The New York Times recently reported that there’s a stark difference between what we post on Facebook and what we search for on Google. On Facebook, we share glowingly positive highlight reels of our lives, but our Google search histories tell a different story.
“Sometimes the contrasts in different data sources are amusing,” The Times explained. “Consider how wives speak about their husbands. On social media, the top descriptors to complete the phrase ‘My husband is …’ are ‘the best,’ ‘my best friend,’ ‘amazing,’ ‘the greatest’ and ‘so cute.’ On Google, one of the top five ways to complete that phrase is also ‘amazing.’ So that checks out. The other four: ‘a jerk,’ ‘annoying,’ ‘gay’ and ‘mean.’”
In other words, social media gives us the opportunity to pretend that everything is awesome! My life is great! I couldn’t be happier!

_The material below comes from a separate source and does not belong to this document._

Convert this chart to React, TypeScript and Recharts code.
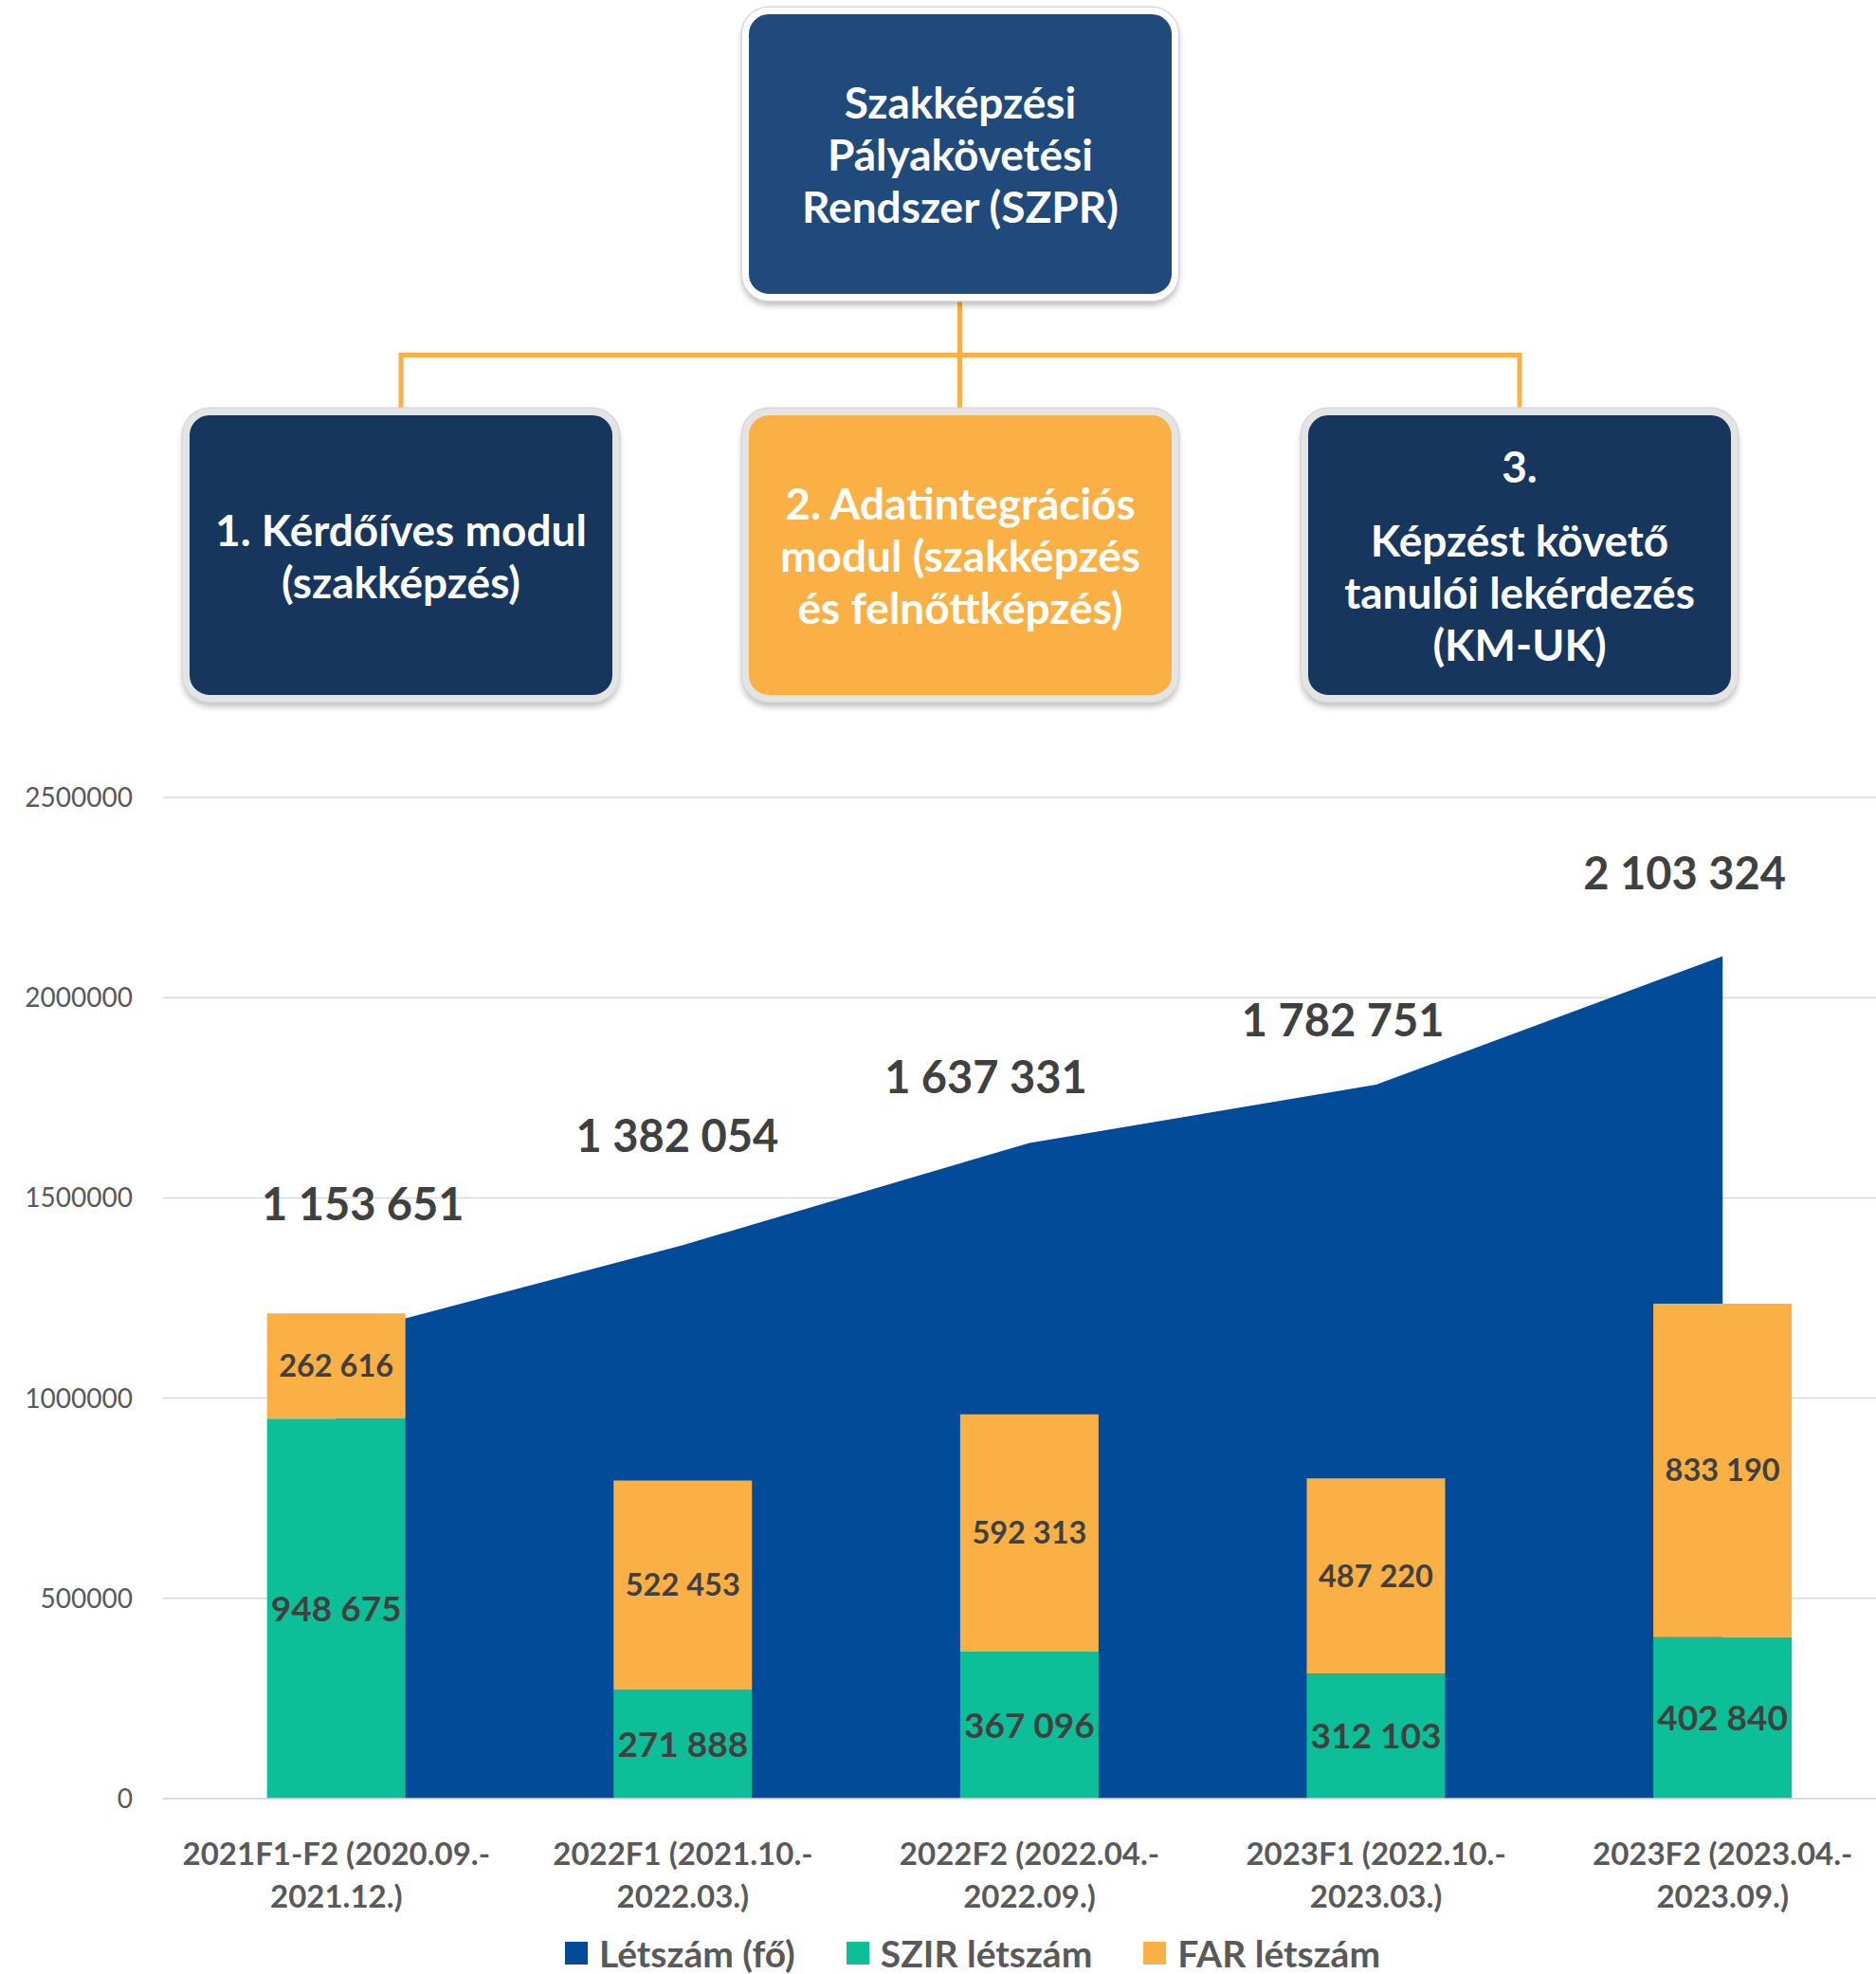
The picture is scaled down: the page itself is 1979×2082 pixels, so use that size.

But that’s simply not reality. As The Times reported:
“Once you’ve looked at enough aggregate search data, it’s hard to take the curated selves we see on social media too seriously.”
Ouch. That hits close to home, doesn’t it? I mean, we all want to look perfect; we all want to live that idyllic, storybook life. That’s why we share our happiest moments on social media, we say “I’m doing great” when people ask, and we try to look cool and collected at all times.
But let’s be honest—on the inside we’re all a mess. Relationship problems, health concerns, sin habits, jealousy, bitterness, the list goes on. There’s all kinds of stuff below the surface that we definitely wouldn’t want to broadcast to the world.
I can attest to this. At first glance, you might look at me and think I have it all together. A sweet family, a good education, a well-paying job, a big smile. But on the inside, everything is not okay. Doubts—like big, worrisome, “is God real?” doubts—constantly harass my faith. You wouldn’t know it from looking at me (or my social media profiles), but they’re definitely there.
So what’s the takeaway from all this?
Well, first of all, whatever you’re struggling with, let me assure you that you are not alone. Being human means being imperfect. Yes, even your cheerful, smiling friends who seem to have it all together have big problems too (including me). So take heart, you’re not alone (1 Corinthians 10:13).
Second, remember that our Heavenly Father sees right through our shallow storybook facades (1 Samuel 16:7), but He still loves us with a fierce, unending love. Not only that, He offers us righteousness through His Son, the Lord Jesus Christ. And, best of all, it’s not phony, fake righteousness—it’s true, lasting, eternal, righteousness.